Prompt:
Copy out the data exactly, leaving the pictures behind.

— begin Source material —

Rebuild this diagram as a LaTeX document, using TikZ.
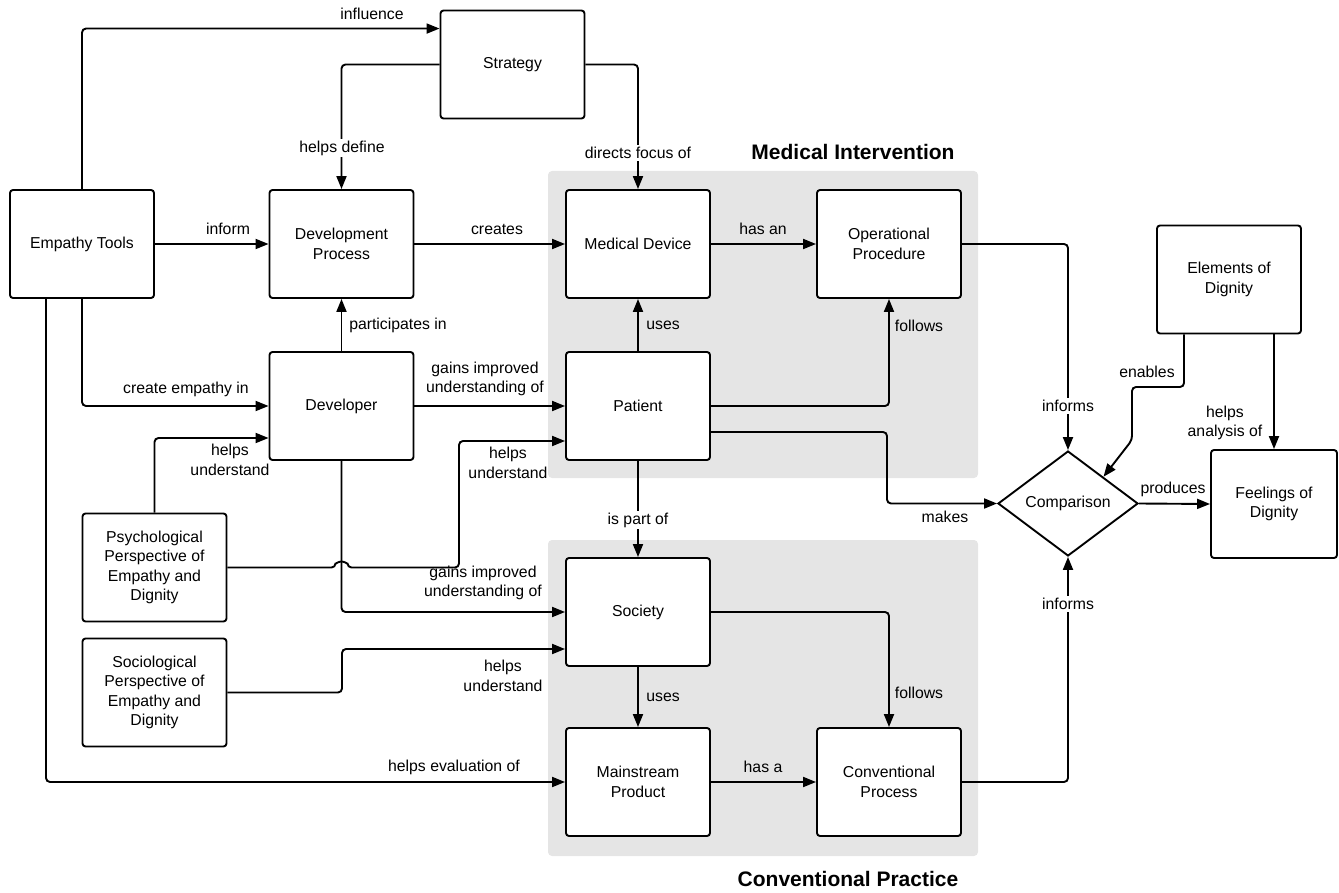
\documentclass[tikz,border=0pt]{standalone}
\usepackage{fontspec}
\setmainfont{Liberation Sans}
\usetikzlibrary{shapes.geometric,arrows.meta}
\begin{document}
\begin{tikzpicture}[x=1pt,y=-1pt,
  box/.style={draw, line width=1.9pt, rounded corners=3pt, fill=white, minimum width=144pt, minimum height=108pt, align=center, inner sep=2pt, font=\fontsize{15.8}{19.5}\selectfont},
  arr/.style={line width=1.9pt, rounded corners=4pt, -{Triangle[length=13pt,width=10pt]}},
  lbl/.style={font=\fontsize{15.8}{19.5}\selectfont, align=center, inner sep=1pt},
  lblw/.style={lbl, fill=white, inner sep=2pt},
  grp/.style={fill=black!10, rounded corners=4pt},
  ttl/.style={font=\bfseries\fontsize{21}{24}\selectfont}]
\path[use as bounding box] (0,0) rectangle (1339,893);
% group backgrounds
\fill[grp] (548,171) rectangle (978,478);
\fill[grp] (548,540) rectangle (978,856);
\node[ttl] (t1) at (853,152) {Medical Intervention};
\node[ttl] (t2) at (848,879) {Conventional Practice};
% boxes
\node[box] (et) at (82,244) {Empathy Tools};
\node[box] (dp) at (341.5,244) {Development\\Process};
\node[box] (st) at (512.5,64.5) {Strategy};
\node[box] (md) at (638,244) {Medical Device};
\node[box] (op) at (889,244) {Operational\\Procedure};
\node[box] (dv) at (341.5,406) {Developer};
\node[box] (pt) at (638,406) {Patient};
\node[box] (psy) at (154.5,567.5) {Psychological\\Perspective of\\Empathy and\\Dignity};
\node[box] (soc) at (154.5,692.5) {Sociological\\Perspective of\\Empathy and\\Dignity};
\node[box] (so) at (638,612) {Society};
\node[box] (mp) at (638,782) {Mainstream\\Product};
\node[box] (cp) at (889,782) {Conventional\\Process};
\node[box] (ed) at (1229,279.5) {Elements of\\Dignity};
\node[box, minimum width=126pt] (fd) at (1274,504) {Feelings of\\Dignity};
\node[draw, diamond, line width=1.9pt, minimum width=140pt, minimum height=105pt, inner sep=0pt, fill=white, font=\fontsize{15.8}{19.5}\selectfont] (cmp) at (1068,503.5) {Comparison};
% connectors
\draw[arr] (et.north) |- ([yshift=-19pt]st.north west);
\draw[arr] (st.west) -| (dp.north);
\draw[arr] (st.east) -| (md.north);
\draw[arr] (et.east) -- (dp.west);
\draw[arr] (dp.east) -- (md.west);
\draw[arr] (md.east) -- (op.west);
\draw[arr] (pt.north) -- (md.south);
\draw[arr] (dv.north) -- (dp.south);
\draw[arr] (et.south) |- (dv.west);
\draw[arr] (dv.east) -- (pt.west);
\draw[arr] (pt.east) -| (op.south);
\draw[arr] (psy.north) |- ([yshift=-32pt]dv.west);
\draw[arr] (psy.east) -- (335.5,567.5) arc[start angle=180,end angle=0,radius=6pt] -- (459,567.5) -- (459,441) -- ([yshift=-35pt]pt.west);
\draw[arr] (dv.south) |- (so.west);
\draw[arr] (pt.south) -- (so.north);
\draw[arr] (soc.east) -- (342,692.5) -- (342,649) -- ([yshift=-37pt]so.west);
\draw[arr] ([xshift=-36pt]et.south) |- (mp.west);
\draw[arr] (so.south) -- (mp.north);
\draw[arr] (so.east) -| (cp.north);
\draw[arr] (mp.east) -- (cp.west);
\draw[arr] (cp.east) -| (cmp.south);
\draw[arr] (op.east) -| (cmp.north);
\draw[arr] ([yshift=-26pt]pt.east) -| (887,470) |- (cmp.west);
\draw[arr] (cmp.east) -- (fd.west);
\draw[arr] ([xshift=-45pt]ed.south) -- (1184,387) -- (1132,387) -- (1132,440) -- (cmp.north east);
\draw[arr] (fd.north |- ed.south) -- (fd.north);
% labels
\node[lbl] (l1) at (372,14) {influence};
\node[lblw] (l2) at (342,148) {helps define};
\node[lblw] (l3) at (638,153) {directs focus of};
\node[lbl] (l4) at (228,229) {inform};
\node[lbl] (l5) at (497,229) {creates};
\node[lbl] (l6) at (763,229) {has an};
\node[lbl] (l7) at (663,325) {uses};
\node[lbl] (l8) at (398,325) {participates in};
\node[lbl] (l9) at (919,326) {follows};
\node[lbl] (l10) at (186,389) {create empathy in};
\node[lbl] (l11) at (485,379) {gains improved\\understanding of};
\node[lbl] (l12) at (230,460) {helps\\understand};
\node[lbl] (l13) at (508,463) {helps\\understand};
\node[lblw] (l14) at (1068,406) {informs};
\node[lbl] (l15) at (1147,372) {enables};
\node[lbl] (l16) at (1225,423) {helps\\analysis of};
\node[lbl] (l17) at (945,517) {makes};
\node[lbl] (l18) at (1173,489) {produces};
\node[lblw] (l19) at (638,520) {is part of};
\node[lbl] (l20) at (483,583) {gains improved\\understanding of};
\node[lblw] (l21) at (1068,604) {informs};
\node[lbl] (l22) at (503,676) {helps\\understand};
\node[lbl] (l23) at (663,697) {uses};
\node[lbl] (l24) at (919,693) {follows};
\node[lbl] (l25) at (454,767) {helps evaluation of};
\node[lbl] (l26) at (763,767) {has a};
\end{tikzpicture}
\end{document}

— end Source material —

Task output:
Rebuild this diagram as a LaTeX document, using TikZ.
\documentclass[tikz,border=0pt]{standalone}
\usepackage{fontspec}
\setmainfont{Liberation Sans}
\usetikzlibrary{shapes.geometric,arrows.meta}
\begin{document}
\begin{tikzpicture}[x=1pt,y=-1pt,
  box/.style={draw, line width=1.9pt, rounded corners=3pt, fill=white, minimum width=144pt, minimum height=108pt, align=center, inner sep=2pt, font=\fontsize{15.8}{19.5}\selectfont},
  arr/.style={line width=1.9pt, rounded corners=4pt, -{Triangle[length=13pt,width=10pt]}},
  lbl/.style={font=\fontsize{15.8}{19.5}\selectfont, align=center, inner sep=1pt},
  lblw/.style={lbl, fill=white, inner sep=2pt},
  grp/.style={fill=black!10, rounded corners=4pt},
  ttl/.style={font=\bfseries\fontsize{21}{24}\selectfont}]
\path[use as bounding box] (0,0) rectangle (1339,893);
% group backgrounds
\fill[grp] (548,171) rectangle (978,478);
\fill[grp] (548,540) rectangle (978,856);
\node[ttl] (t1) at (853,152) {Medical Intervention};
\node[ttl] (t2) at (848,879) {Conventional Practice};
% boxes
\node[box] (et) at (82,244) {Empathy Tools};
\node[box] (dp) at (341.5,244) {Development\\Process};
\node[box] (st) at (512.5,64.5) {Strategy};
\node[box] (md) at (638,244) {Medical Device};
\node[box] (op) at (889,244) {Operational\\Procedure};
\node[box] (dv) at (341.5,406) {Developer};
\node[box] (pt) at (638,406) {Patient};
\node[box] (psy) at (154.5,567.5) {Psychological\\Perspective of\\Empathy and\\Dignity};
\node[box] (soc) at (154.5,692.5) {Sociological\\Perspective of\\Empathy and\\Dignity};
\node[box] (so) at (638,612) {Society};
\node[box] (mp) at (638,782) {Mainstream\\Product};
\node[box] (cp) at (889,782) {Conventional\\Process};
\node[box] (ed) at (1229,279.5) {Elements of\\Dignity};
\node[box, minimum width=126pt] (fd) at (1274,504) {Feelings of\\Dignity};
\node[draw, diamond, line width=1.9pt, minimum width=140pt, minimum height=105pt, inner sep=0pt, fill=white, font=\fontsize{15.8}{19.5}\selectfont] (cmp) at (1068,503.5) {Comparison};
% connectors
\draw[arr] (et.north) |- ([yshift=-19pt]st.north west);
\draw[arr] (st.west) -| (dp.north);
\draw[arr] (st.east) -| (md.north);
\draw[arr] (et.east) -- (dp.west);
\draw[arr] (dp.east) -- (md.west);
\draw[arr] (md.east) -- (op.west);
\draw[arr] (pt.north) -- (md.south);
\draw[arr] (dv.north) -- (dp.south);
\draw[arr] (et.south) |- (dv.west);
\draw[arr] (dv.east) -- (pt.west);
\draw[arr] (pt.east) -| (op.south);
\draw[arr] (psy.north) |- ([yshift=-32pt]dv.west);
\draw[arr] (psy.east) -- (335.5,567.5) arc[start angle=180,end angle=0,radius=6pt] -- (459,567.5) -- (459,441) -- ([yshift=-35pt]pt.west);
\draw[arr] (dv.south) |- (so.west);
\draw[arr] (pt.south) -- (so.north);
\draw[arr] (soc.east) -- (342,692.5) -- (342,649) -- ([yshift=-37pt]so.west);
\draw[arr] ([xshift=-36pt]et.south) |- (mp.west);
\draw[arr] (so.south) -- (mp.north);
\draw[arr] (so.east) -| (cp.north);
\draw[arr] (mp.east) -- (cp.west);
\draw[arr] (cp.east) -| (cmp.south);
\draw[arr] (op.east) -| (cmp.north);
\draw[arr] ([yshift=-26pt]pt.east) -| (887,470) |- (cmp.west);
\draw[arr] (cmp.east) -- (fd.west);
\draw[arr] ([xshift=-45pt]ed.south) -- (1184,387) -- (1132,387) -- (1132,440) -- (cmp.north east);
\draw[arr] (fd.north |- ed.south) -- (fd.north);
% labels
\node[lbl] (l1) at (372,14) {influence};
\node[lblw] (l2) at (342,148) {helps define};
\node[lblw] (l3) at (638,153) {directs focus of};
\node[lbl] (l4) at (228,229) {inform};
\node[lbl] (l5) at (497,229) {creates};
\node[lbl] (l6) at (763,229) {has an};
\node[lbl] (l7) at (663,325) {uses};
\node[lbl] (l8) at (398,325) {participates in};
\node[lbl] (l9) at (919,326) {follows};
\node[lbl] (l10) at (186,389) {create empathy in};
\node[lbl] (l11) at (485,379) {gains improved\\understanding of};
\node[lbl] (l12) at (230,460) {helps\\understand};
\node[lbl] (l13) at (508,463) {helps\\understand};
\node[lblw] (l14) at (1068,406) {informs};
\node[lbl] (l15) at (1147,372) {enables};
\node[lbl] (l16) at (1225,423) {helps\\analysis of};
\node[lbl] (l17) at (945,517) {makes};
\node[lbl] (l18) at (1173,489) {produces};
\node[lblw] (l19) at (638,520) {is part of};
\node[lbl] (l20) at (483,583) {gains improved\\understanding of};
\node[lblw] (l21) at (1068,604) {informs};
\node[lbl] (l22) at (503,676) {helps\\understand};
\node[lbl] (l23) at (663,697) {uses};
\node[lbl] (l24) at (919,693) {follows};
\node[lbl] (l25) at (454,767) {helps evaluation of};
\node[lbl] (l26) at (763,767) {has a};
\end{tikzpicture}
\end{document}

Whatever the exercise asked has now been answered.